Dieci milioni di euro è il riscatto sborsato da una coppia di industriali torinesi per ottenere il rilascio della piccola Nina Maria. È il prologo di “Uccidere, qualche volta”, nuovo romanzo di Rosa Mogliasso (SEM editore, marzo 2023). Una lettura spassosa in cui al netto del titolo il morto non ci scappa, il buonumore sì.
Ringraziamo la casa editrice per la copia cartacea inviata in omaggio.
Trama di Uccidere, qualche volta
Lungo un viale alberato che conduce a una dimora signorile, qualcuno si accinge a riconsegnare ai genitori la loro unica figlia di 5 anni, vittima di un sequestro a scopo estorsivo. Un ampio flashback ricostruisce l’accaduto.
Dimenticate un ricongiungimento strappalacrime alla Maria De Filippi o una bimba burrosa come Sherley Temple.
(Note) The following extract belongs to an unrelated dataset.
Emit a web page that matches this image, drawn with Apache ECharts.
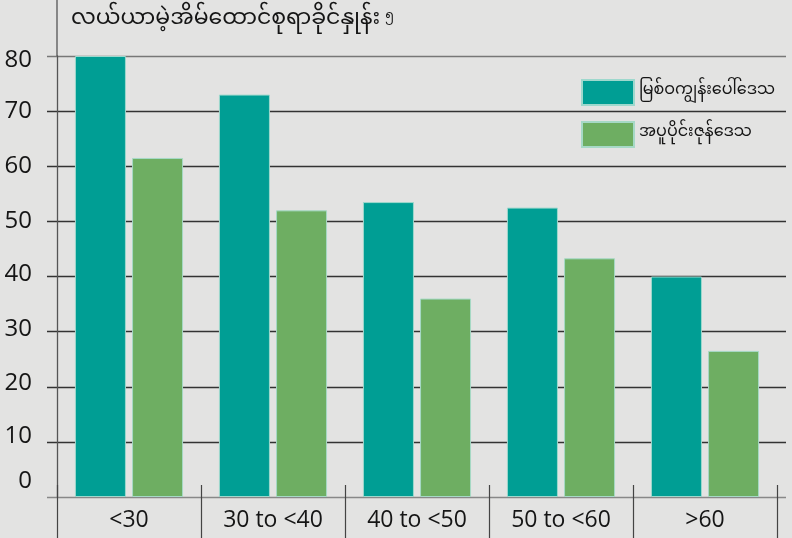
<!DOCTYPE html>
<html><head><meta charset="utf-8">
<script src="https://cdn.jsdelivr.net/npm/echarts@6/dist/echarts.min.js"></script>
<style>html,body{margin:0;padding:0;background:#e3e3e2}#c{width:792px;height:538px}</style>
</head><body><div id="c"></div>
<script>
const categories = ['<30', '30 to <40', '40 to <50', '50 to <60', '>60'];
const seriesNames = ['မြစ်ဝကျွန်းပေါ်ဒေသ', 'အပူပိုင်းဇုန်ဒေသ'];
const deltaValues = [80, 73, 53.5, 52.5, 40];
const dryZoneValues = [61.5, 52, 36, 43.3, 26.5];
const titleText = 'လယ်ယာမဲ့အိမ်ထောင်စုရာခိုင်နှုန်း';
const footnote = '၅';
const yMin = 0, yMax = 80, yStep = 10;

const FONT = '"Noto Sans Myanmar", "Myanmar Text", Padauk, "Noto Sans", "DejaVu Sans", sans-serif';
const NUMFONT = '"Open Sans", "Noto Sans", sans-serif';
const labelShift = {0: 32, 10: 12, 20: 8, 30: 4, 40: 4, 50: 0, 60: 0, 70: 0, 80: 0};

const chart = echarts.init(document.getElementById('c'), null, {renderer: 'canvas'});
const rich = {};
Object.keys(labelShift).forEach(k => {
  const s = labelShift[k];
  rich['v' + k] = {fontSize: 24, color: '#151515', fontFamily: NUMFONT,
    padding: [0, 0, s, 0]};
});
rich.v80.padding = [8, 0, 0, 0];

chart.setOption({
  backgroundColor: '#e3e3e2',
  animation: false,
  title: {
    text: '{t|' + titleText + '} {f|' + footnote + '}',
    left: 66, top: 6,
    textStyle: {
      fontWeight: 'normal',
      rich: {
        t: {fontSize: 22, fontWeight: 'normal', color: '#151515', fontFamily: FONT},
        f: {fontSize: 13, fontWeight: 'normal', color: '#151515', fontFamily: FONT, padding: [0, 0, 8, 0]}
      }
    }
  },
  legend: {
    orient: 'vertical', left: 576, top: 74,
    itemWidth: 52, itemHeight: 25, itemGap: 15,
    icon: 'rect',
    textStyle: {fontSize: 16, color: '#151515', fontFamily: FONT},
    data: seriesNames
  },
  grid: [
    {left: 47, right: 6, top: 56, bottom: 41},
    {left: 57, right: 15, top: 56, bottom: 41}
  ],
  xAxis: [
    {gridIndex: 0, type: 'value', show: false, min: 0, max: 1},
    {gridIndex: 1, type: 'category', data: categories,
      axisLine: {show: false},
      axisTick: {show: true, interval: 0, length: 41, lineStyle: {color: '#444', width: 1.2}},
      axisLabel: {interval: 0, margin: 12, fontSize: 23, color: '#151515', fontFamily: '"Liberation Sans Narrow", "Open Sans", sans-serif'}
    },
    {gridIndex: 1, type: 'category', data: categories, position: 'bottom',
      axisLine: {show: false},
      axisTick: {show: true, inside: true, interval: 0, length: 12, lineStyle: {color: '#444', width: 1.2}},
      axisLabel: {show: false}
    }
  ],
  yAxis: [
    {gridIndex: 0, type: 'value', min: yMin, max: yMax, interval: yStep,
      axisLine: {show: false}, axisTick: {show: false},
      splitLine: {show: true, lineStyle: {color: ['#888', '#333', '#333', '#333', '#333', '#333', '#333', '#333', '#777'], width: 1.4}},
      axisLabel: {margin: 15, formatter: v => '{v' + v + '|' + v + '}', rich: rich}
    },
    {gridIndex: 1, type: 'value', min: yMin, max: yMax, interval: yStep,
      axisLine: {show: true, lineStyle: {color: '#555', width: 1.3}},
      axisTick: {show: false}, splitLine: {show: false}, axisLabel: {show: false}
    }
  ],
  graphic: [{
    type: 'line', z: 5,
    shape: {x1: 57, y1: 0, x2: 57, y2: 56},
    style: {stroke: '#555', lineWidth: 1.3}
  }],
  series: [
    {name: seriesNames[0], type: 'bar', xAxisIndex: 1, yAxisIndex: 1, data: deltaValues,
      barWidth: 51, barGap: '12%',
      itemStyle: {color: '#009e94', borderColor: '#9ed8cd', borderWidth: 1}},
    {name: seriesNames[1], type: 'bar', xAxisIndex: 1, yAxisIndex: 1, data: dryZoneValues,
      barWidth: 51, barGap: '12%',
      itemStyle: {color: '#6eae62', borderColor: '#a6d9c6', borderWidth: 1}}
  ]
});
</script></body></html>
La piccola, dell’attrice prodigio ha solo i boccoli d’oro. Viziatella petulante, monopolizza il verbo voglio. La mamma compra a suon di regali l’obbedienza della figlia che – afferrato il nesso consequenziale tra piagnisteo e raggiungimento dell’obiettivo -, sa come alzare la posta in gioco azzerando i margini negoziali. Il babbo ha l’autorità del due di picche a briscola, visto che è la consorte a tirare avanti la baracca. È chiaro che come genitori non giocano nella stessa squadra. Come coppia sono scivolati nel piano inclinato dell’indifferenza, cercando distrazioni altrove. Un matrimonio tra denaro e prestigio titolato, il loro.
Il regista di questa commedia noir è Totò Lo Cascio, brillante studente che ama ficcanasare nelle faccende altrui. Chissà mai trovi qualche vantaggio. Infatti il suo motto è 《Quello che non ti viene dato, con un po’ di spregiudicatezza te lo puoi prendere.》 L’ironia con cui classifica la bussola del desiderio ci permette di cogliere subito il mood della narrazione. Il suo sogno proibito è il taglialegna, un prototipo che il pragmatismo d’oltreoceano etichetta come “American bear”. Fuor di metafora faunistica, parliamo di uomini montagna, maschi dal tonnellaggio impegnativo.
Colta al volo l’occasione per dare una sterzata alla sua vita, Totò decide di fare “il link tra due realtà cui non appartiene”: la Torino bene e la periferia, dove i ricchi piangono e la classe operaia non va in paradiso. Sul resto della vicenda, bocca cucita. Però vi anticipo che i bambini giocano un ruolo tutt’altro che marginale, a ricordare che ci guardano sempre, anche quando non siamo con loro.
Recensione
Giunto a un binario morto dell’esistenza, un luna park di personaggi cerca la felicità, estranea a quell’aspirazione irrealizzabile che ci terrebbe in ostaggio come la filosofia ci ha insegnato. I maschi sembrano ingolfati in crisi identitaria. Le femmine agiscono con una risolutezza maggiore, sfoderando offensive e simmetriche vendette. Si muovono tutti in un orizzonte elastico dove barare è lecito, pur di ottenere l’oggetto del desiderio. Se la felicità è un muscolo volontario, perché non ingegnarsi un po’?
La cerniera ironica tra intrighi sentimentali e criminali mi ha ricordato Francesco Recami e Marco Malvaldi. Fitti i dialoghi, essenziali le descrizioni, ritmo serrato. La trama è sorretta da britannico aplomb e dall’intelligenza di chi prende la vita con leggerezza. Benché alcune scene hot lascino poco spazio all’immaginazione, non c’è ombra di volgarità. E per fortuna nemmeno quello spirito inclusivo glamour che va per la maggiore.
L’ ambientazione torinese si presta a un intreccio imprevedibile. Infatti mentre invita alla Logica con il suo rigore, la città della Mole Antonelliana apre anche le porte al Caso. Basta saperlo pilotare e mettersi una mano sul cuore al momento giusto.